Now that Thanksgiving is over and the holiday shopping season is officially here, we are bombarded on all sides with ads and discounts designed to get us to do one thing, open our wallets and buy. As a life-long student of Marketing, I love hearing the perspective of non-marketers on the tactics Marketers use because we need to listen to the consumer in order to practice our craft at its best.

Recently I put the question out on LinkedIn and asked all my non-marketing friends to share the things that marketers do that drive them nuts. Here's what they said.

#1 Ads before videos

If we want to watch videos on YouTube, we don't want to have to watch your video ad first. Attention spans are short, and in the era of TikTok, if you can't capture our interest in 5 seconds, we're going to be irritated and tune out. This means the length of the elevator pitch has been dramatically shortened.

#2 Commercials

This is along the same lines as ads before videos. While commercials off-set the coset of TV and streaming platforms, too often they are boring or irrelevant. Today's consumer is highly sophisticated and bombarded with media inputs. This means Marketers need to step up their game to ensure that commercials land successfully.

#3 Hidden fees

Consumers want pricing transparency. We're looking right at you, Spirit Airlines. Sure the flight is only $25 (one way) but then you add on all the hidden fees and extras, and you might as well be traveling a major airline. Don't bait and switch us into buying your product. Give us all the facts, including the real price, and then we can decide if we want to make the purchase or not.

#4 Selective discounting

It's common for companies to offer discounts to incentivize new customers, but what about those who have left and want to return? Often the discount is not available to them. This selective discounting practice can really backfire because it sends the message that the only consumers who matter are new customers and returning business is of little interest.

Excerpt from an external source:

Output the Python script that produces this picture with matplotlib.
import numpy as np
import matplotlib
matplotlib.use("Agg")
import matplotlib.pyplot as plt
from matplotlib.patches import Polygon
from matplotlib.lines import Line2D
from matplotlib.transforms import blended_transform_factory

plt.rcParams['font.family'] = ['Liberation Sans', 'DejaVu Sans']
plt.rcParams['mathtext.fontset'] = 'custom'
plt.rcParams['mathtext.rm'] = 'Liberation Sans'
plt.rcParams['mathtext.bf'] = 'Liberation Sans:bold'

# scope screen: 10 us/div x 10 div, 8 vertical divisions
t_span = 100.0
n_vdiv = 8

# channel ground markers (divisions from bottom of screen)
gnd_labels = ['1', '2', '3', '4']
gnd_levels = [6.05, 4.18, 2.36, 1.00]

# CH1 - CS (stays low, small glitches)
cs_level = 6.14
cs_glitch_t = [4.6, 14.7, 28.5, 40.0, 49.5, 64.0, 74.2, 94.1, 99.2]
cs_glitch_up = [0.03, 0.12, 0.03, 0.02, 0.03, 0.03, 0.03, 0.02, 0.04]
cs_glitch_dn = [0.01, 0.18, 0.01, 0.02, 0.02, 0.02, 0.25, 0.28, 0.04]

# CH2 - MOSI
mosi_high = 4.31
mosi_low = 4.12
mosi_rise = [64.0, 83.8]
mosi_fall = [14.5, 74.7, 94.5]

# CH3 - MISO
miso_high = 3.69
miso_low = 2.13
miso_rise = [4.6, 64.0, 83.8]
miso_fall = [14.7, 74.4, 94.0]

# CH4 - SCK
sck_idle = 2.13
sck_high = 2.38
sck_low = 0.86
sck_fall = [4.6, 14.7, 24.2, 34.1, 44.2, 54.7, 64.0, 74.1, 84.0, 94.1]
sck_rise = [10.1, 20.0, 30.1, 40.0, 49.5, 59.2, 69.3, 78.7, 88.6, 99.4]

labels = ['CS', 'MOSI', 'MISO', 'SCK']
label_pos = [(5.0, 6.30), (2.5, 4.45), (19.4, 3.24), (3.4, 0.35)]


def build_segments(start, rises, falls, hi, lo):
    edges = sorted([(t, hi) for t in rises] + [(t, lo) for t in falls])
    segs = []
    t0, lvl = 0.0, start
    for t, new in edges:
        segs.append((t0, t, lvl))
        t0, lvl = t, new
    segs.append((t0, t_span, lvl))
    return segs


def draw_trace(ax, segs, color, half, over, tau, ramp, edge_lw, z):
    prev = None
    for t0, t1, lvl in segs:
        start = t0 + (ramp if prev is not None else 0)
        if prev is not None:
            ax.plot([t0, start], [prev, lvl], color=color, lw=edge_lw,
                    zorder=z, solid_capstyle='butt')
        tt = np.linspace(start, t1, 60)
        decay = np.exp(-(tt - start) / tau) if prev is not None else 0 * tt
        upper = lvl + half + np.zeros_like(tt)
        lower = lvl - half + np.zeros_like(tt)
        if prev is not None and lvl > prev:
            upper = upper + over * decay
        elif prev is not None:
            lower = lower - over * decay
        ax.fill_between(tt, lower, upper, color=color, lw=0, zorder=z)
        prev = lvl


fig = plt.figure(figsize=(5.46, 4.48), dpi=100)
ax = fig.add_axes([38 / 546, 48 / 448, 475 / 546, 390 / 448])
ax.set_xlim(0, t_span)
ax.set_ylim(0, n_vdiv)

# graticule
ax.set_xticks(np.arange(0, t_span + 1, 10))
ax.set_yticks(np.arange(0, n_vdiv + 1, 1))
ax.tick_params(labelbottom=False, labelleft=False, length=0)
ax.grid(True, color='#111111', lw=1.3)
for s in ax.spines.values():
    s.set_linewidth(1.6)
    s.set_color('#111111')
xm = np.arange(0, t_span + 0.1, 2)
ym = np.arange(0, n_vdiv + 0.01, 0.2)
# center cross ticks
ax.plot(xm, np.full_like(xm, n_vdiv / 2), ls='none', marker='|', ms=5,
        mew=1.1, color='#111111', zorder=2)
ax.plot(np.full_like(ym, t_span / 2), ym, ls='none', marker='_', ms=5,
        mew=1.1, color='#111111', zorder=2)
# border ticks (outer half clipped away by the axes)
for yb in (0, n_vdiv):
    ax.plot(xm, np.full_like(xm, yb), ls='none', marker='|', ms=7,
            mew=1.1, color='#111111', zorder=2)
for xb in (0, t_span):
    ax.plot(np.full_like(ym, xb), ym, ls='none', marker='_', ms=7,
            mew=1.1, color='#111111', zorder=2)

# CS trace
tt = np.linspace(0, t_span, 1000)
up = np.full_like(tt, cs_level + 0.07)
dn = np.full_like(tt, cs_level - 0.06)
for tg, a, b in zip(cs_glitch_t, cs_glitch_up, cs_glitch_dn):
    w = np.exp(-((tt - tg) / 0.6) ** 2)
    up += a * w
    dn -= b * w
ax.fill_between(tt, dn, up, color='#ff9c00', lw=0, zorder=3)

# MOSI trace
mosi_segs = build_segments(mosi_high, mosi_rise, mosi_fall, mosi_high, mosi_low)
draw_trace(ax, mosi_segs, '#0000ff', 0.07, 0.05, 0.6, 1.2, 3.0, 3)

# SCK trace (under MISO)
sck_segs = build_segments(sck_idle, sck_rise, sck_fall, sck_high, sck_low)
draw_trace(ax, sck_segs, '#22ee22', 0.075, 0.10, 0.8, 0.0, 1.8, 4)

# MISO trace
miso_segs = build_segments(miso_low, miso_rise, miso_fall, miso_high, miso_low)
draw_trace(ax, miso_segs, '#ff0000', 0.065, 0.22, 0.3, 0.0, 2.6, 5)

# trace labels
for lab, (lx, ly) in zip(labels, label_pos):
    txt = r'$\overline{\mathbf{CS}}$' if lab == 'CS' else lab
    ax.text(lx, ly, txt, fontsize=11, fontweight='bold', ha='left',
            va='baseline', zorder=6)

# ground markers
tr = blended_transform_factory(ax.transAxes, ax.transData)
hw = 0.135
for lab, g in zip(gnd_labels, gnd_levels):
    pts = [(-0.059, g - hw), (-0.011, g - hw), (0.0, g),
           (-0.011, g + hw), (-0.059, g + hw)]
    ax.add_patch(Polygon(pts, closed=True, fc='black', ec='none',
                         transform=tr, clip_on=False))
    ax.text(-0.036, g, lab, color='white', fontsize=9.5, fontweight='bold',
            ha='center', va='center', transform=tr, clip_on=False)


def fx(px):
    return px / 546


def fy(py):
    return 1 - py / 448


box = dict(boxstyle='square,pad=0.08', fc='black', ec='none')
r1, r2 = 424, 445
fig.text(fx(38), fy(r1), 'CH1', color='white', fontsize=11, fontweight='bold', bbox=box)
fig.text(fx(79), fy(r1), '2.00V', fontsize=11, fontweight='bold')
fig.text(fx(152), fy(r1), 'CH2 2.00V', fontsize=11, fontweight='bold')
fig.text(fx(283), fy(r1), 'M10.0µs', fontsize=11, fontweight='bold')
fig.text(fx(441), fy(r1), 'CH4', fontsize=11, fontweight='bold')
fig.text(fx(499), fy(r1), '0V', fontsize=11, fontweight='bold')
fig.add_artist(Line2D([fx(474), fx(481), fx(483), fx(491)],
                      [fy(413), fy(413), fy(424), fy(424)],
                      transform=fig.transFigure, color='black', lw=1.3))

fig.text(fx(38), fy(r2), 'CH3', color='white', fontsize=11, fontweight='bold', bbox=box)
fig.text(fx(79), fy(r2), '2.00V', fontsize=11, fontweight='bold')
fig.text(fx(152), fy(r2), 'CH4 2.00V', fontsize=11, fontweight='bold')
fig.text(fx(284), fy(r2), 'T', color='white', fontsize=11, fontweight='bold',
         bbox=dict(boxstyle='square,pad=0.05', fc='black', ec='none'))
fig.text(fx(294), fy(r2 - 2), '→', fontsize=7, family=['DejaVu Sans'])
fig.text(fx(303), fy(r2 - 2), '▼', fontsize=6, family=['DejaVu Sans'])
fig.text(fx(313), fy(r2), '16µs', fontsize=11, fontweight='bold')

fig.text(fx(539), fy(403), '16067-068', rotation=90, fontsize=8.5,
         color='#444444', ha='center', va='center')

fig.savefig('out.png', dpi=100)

#5 Contacting us after we've said no

We can all appreciate persistence. But there is a line between persevering and stalking. If we have told you to take a hike because we are not interested, then please take us seriously. And that includes emailing. If we've unsubscribed from your email marketing and we continue to receive emails, now you are just going to piss us off. Oh, and that's illegal, by the way.

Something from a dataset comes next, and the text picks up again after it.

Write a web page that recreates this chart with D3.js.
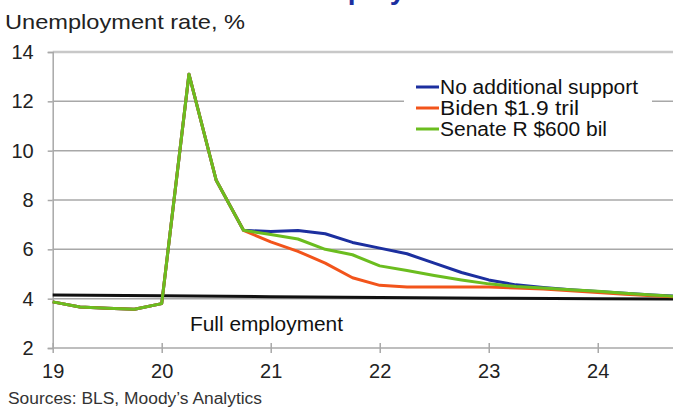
<!DOCTYPE html>
<html>
<head>
<meta charset="utf-8">
<script src="https://d3js.org/d3.v7.min.js"></script>
<style>
  body { margin: 0; background: #fff; }
  svg { display: block; font-family: "Liberation Sans", Arial, sans-serif; }
</style>
</head>
<body>
<svg id="chart" width="673" height="408"></svg>
<script>
// quarterly points, year as decimal (19 = 2019 Q1)
const quarters = [19, 19.25, 19.5, 19.75, 20, 20.25, 20.5, 20.75,
                  21, 21.25, 21.5, 21.75, 22, 22.25, 22.5, 22.75,
                  23, 23.25, 23.5, 23.75, 24, 24.25, 24.5, 24.75];
const history = [3.87, 3.66, 3.61, 3.57, 3.8, 13.1, 8.8, 6.77];
const noSupport = [6.72, 6.76, 6.63, 6.28, 6.05, 5.82, 5.44, 5.06, 4.76, 4.56, 4.45, 4.36, 4.29, 4.22, 4.15, 4.1];
const biden = [6.3, 5.92, 5.44, 4.85, 4.54, 4.47, 4.47, 4.47, 4.47, 4.43, 4.39, 4.32, 4.25, 4.18, 4.12, 4.06];
const senateR = [6.6, 6.42, 6.0, 5.78, 5.33, 5.14, 4.94, 4.76, 4.6, 4.49, 4.43, 4.36, 4.3, 4.22, 4.15, 4.08];
const fullEmpX = [19, 20, 21, 22, 23, 24, 24.75];
const fullEmp = [4.15, 4.12, 4.08, 4.05, 4.02, 4.0, 3.98];

const seriesNames = ['No additional support', 'Biden $1.9 tril', 'Senate R $600 bil'];
const seriesColors = ['#1c2f9f', '#f2541b', '#6bbd1f'];
const yTicks = [2, 4, 6, 8, 10, 12, 14];
const xTicks = [19, 20, 21, 22, 23, 24];

const svg = d3.select('#chart');
const x = d3.scaleLinear().domain([19, 24.75]).range([52.7, 679.5]);
const y = d3.scaleLinear().domain([2, 14]).range([348, 52]);

// title is cut off at the top of the picture, only descenders show
svg.append('text')
  .attr('x', 270).attr('y', -1)
  .attr('font-size', 28).attr('font-weight', 'bold')
  .attr('fill', '#1c2f9f')
  .text('Unemployment');

svg.append('text')
  .attr('x', 5).attr('y', 29)
  .attr('font-size', 21).attr('fill', '#222')
  .attr('textLength', 240).attr('lengthAdjust', 'spacingAndGlyphs')
  .text('Unemployment rate, %');

// gridlines
svg.selectAll('line.grid').data(yTicks.filter(d => d > 2))
  .join('line').attr('class', 'grid')
  .attr('x1', x(19)).attr('x2', 673)
  .attr('y1', d => y(d)).attr('y2', d => y(d))
  .attr('stroke', d => d === 14 ? '#c8c8c8' : '#a8a8a8')
  .attr('stroke-width', d => d === 14 ? 2.5 : 1.5);

// y axis
const yAxis = svg.append('g').attr('transform', `translate(${x(19)},0)`)
  .call(d3.axisLeft(y).tickValues(yTicks).tickSize(5).tickPadding(14).tickFormat(d3.format('d')));
yAxis.select('.domain').attr('stroke', '#a8a8a8').attr('stroke-width', 1.5);
yAxis.selectAll('.tick line').attr('stroke', '#a8a8a8').attr('stroke-width', 1.5);
yAxis.selectAll('.tick text').attr('font-size', 20).attr('fill', '#222')
  .attr('font-family', '"Liberation Sans", Arial, sans-serif');

// x axis
const xAxis = svg.append('g').attr('transform', `translate(0,${y(2)})`)
  .call(d3.axisBottom(x).tickValues(xTicks).tickSize(5).tickPadding(11).tickFormat(d3.format('d')));
xAxis.select('.domain').remove();
xAxis.append('line').attr('x1', x(19)).attr('x2', 673).attr('y1', 0).attr('y2', 0)
  .attr('stroke', '#a8a8a8').attr('stroke-width', 1.5);
xAxis.selectAll('.tick line').attr('y1', -5).attr('stroke', '#a8a8a8').attr('stroke-width', 1.5);
xAxis.selectAll('.tick text').attr('font-size', 20).attr('fill', '#222')
  .attr('font-family', '"Liberation Sans", Arial, sans-serif');

// full employment line
const fe = fullEmpX.map((q, i) => [q, fullEmp[i]]);
const line = d3.line().x(d => x(d[0])).y(d => y(d[1]));
svg.append('path').datum(fe).attr('d', line)
  .attr('fill', 'none').attr('stroke', '#111').attr('stroke-width', 3);

svg.append('text')
  .attr('x', 190).attr('y', 331)
  .attr('font-size', 20).attr('fill', '#111')
  .attr('textLength', 153).attr('lengthAdjust', 'spacingAndGlyphs')
  .text('Full employment');

// series: history + forecast
const series = [noSupport, biden, senateR].map(f => history.concat(f).map((v, i) => [quarters[i], v]));
svg.append('g').selectAll('path').data(series).join('path')
  .attr('d', line)
  .attr('fill', 'none')
  .attr('stroke', (d, i) => seriesColors[i])
  .attr('stroke-width', 3)
  .attr('stroke-linejoin', 'round');

// legend
const lg = svg.append('g');
lg.append('rect').attr('x', 404).attr('y', 72).attr('width', 248).attr('height', 66).attr('fill', '#fff');
const row = lg.selectAll('g').data(seriesNames).join('g')
  .attr('transform', (d, i) => `translate(416,${87 + i * 21})`);
row.append('line').attr('x1', 0).attr('x2', 23)
  .attr('stroke', (d, i) => seriesColors[i]).attr('stroke-width', 3);
row.append('text').attr('x', 24).attr('y', 7)
  .attr('font-size', 20).attr('fill', '#111')
  .attr('textLength', (d, i) => [198, 139, 167][i]).attr('lengthAdjust', 'spacingAndGlyphs')
  .text(d => d);

svg.append('text')
  .attr('x', 8).attr('y', 404)
  .attr('font-size', 16).attr('fill', '#333')
  .attr('textLength', 254).attr('lengthAdjust', 'spacingAndGlyphs')
  .text('Sources: BLS, Moody\u2019s Analytics');
</script>
</body>
</html>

#6 Pop-up ads on order tracking pages

Think through the user experience before deciding where pop-up ads get triggered on your website. If we're trying to track a package, for the love of God, we are not there looking to buy more stuff from you. We're checking when we will get the item we already purchased. This is where getting into the mind of your customer can make a huge difference.

#7 Offering discounts that don't apply broadly

This one is the corollary to #4. Don't be a tease and offer us a discount that we can't use on most of your products. It's disingenuous and leads to abandoned shopping carts with puffs of disgust billowing overhead. Remember, a discount is designed to incentive purchase, but if it can only be used every third Tuesday when it's raining, we are likely to get frustrated and find another vendor.

#8 Gating too much thought leadership content

There was a time not too long ago, especially in the B2B world, where all thought leadership content was gated, but those days are over. With the amount of information now freely available on the internet, it's important for Marketers to really consider whether the asset being offered is worth the exchange of contact details. This type of gating is usually done via a form. The reality is we can probably get that same info from your competitor without providing a fake email address. Consider yourself warned!

#9 Overly contrived taglines

Last summer, fast food chain Popeyes came out with chicken nuggets and the tagline "We come in piece." It's definitely clever, but maybe also a little too contrived. There is a balance between being cute and being trite. We can't tell you exactly how to strike that balance, but get some outside perspectives before you go with a tagline like "What can brown do for you?" (we're looking at you, UPS).

#10 Harmful stereotypes

Humor is a great tool for Marketing, but it can easily cross the line into harmful stereotypes, like the idiot husband or the angsty teen. We may cringe at ads from the '50s that treated women like children, but it still goes on today. Remember BIC's tone deaf Women's Day ad? And that is why companies, like Always, who seek to shatter stereotypes, get a big thumbs up from us!